* _Given problem_
Select the lines that contain "this" and copy each of them.

* _Stored data_
* * *

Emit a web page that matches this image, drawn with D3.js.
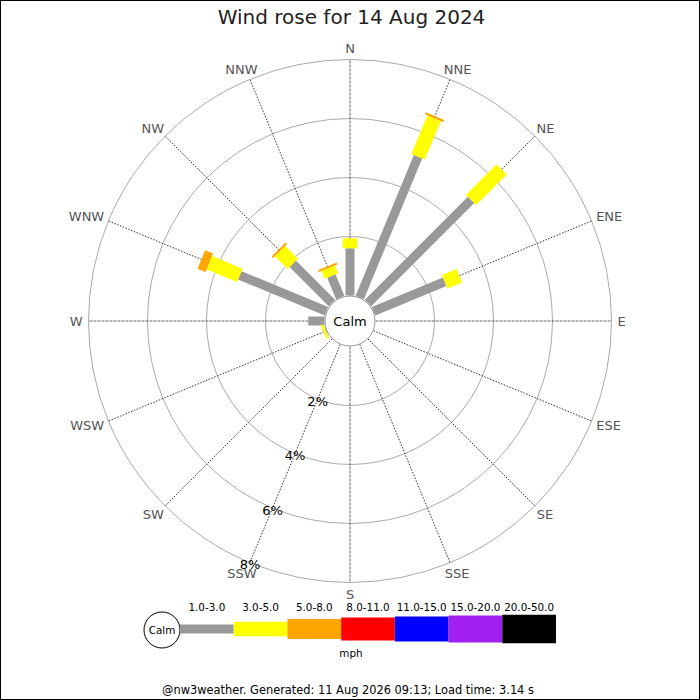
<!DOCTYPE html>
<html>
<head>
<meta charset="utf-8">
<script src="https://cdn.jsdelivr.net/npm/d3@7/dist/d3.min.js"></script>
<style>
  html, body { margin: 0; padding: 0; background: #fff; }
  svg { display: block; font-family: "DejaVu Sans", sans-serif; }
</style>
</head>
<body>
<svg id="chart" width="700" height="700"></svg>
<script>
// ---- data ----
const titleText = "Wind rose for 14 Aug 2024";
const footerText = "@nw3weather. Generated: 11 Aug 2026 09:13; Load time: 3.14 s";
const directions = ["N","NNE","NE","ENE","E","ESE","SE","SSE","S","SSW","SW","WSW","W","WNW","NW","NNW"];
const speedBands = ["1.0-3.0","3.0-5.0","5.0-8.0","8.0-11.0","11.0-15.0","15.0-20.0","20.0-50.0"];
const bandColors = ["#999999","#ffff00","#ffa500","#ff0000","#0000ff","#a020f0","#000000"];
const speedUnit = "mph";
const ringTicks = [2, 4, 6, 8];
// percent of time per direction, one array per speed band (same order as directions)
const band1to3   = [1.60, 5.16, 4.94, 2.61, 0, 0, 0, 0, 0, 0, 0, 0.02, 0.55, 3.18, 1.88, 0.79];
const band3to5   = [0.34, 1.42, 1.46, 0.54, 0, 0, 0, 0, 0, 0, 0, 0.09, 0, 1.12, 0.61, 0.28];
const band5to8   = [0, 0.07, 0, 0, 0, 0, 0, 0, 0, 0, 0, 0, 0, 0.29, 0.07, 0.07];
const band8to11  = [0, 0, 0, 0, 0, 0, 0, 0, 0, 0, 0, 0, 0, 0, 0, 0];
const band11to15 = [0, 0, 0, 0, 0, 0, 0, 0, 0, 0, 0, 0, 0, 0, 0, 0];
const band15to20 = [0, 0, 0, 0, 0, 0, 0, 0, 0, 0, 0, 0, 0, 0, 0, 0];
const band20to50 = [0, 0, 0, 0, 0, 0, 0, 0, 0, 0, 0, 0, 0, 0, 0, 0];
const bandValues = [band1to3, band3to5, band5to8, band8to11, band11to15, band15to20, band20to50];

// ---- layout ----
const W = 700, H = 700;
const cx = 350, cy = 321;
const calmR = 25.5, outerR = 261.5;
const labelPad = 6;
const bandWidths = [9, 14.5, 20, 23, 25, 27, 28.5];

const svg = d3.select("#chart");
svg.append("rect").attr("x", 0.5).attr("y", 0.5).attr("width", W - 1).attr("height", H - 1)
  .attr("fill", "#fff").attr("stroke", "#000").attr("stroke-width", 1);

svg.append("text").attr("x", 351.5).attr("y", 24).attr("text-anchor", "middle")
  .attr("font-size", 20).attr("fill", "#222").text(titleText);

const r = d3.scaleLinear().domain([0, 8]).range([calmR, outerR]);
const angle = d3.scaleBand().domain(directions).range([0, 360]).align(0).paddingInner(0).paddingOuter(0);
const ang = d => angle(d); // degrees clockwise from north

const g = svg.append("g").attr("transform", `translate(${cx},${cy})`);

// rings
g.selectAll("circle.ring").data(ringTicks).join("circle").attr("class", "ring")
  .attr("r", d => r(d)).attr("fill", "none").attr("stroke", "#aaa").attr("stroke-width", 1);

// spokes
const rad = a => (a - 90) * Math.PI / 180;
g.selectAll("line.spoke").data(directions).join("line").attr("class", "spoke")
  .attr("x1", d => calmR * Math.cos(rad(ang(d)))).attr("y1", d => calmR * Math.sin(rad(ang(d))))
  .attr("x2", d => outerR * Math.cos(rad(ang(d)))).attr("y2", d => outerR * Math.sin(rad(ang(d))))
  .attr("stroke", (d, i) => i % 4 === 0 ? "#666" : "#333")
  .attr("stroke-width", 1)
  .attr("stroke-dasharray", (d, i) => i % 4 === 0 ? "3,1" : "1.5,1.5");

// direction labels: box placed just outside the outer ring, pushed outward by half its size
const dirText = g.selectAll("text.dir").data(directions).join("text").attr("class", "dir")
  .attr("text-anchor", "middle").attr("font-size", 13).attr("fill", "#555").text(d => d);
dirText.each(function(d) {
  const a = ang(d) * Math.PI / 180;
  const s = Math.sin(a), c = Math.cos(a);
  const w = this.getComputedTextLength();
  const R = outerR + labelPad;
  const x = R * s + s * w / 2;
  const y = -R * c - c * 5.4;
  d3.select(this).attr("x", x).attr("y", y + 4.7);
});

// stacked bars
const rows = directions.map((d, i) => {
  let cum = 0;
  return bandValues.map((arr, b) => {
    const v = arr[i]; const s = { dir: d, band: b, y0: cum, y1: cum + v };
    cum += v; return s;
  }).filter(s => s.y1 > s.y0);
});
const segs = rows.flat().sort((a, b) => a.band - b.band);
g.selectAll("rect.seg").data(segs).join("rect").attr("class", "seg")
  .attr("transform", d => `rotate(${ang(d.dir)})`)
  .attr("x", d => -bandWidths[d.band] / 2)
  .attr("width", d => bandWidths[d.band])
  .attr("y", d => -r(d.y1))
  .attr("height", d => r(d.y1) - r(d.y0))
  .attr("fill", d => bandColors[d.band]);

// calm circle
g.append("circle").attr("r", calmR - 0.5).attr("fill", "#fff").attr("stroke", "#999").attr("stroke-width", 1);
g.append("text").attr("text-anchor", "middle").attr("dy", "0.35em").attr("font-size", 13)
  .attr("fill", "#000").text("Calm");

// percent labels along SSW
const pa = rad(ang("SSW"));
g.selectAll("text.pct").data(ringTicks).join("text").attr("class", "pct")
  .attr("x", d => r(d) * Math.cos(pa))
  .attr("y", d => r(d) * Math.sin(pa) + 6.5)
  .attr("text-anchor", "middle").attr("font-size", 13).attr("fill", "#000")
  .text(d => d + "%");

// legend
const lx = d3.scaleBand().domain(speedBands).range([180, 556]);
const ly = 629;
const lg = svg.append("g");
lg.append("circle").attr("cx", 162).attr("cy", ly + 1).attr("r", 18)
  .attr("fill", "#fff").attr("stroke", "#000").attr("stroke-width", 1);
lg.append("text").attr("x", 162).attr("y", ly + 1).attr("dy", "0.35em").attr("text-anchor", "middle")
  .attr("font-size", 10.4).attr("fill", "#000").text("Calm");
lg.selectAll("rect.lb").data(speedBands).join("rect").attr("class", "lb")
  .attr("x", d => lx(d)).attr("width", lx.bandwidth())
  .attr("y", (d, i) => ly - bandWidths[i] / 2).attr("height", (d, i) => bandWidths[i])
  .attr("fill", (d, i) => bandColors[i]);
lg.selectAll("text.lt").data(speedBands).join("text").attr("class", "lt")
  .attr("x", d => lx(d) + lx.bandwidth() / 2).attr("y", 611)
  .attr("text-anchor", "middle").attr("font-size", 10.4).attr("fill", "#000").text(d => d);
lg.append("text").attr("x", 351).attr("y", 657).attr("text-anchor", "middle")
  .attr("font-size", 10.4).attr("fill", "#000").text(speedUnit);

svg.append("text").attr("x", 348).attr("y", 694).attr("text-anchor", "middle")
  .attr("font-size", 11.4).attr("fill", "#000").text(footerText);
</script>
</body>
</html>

* * *

* _Solution to the problem_
Emit a web page that matches this image, drawn with D3.js.
  const w = this.getComputedTextLength();
  d3.select(this).attr("x", x).attr("y", y + 4.7);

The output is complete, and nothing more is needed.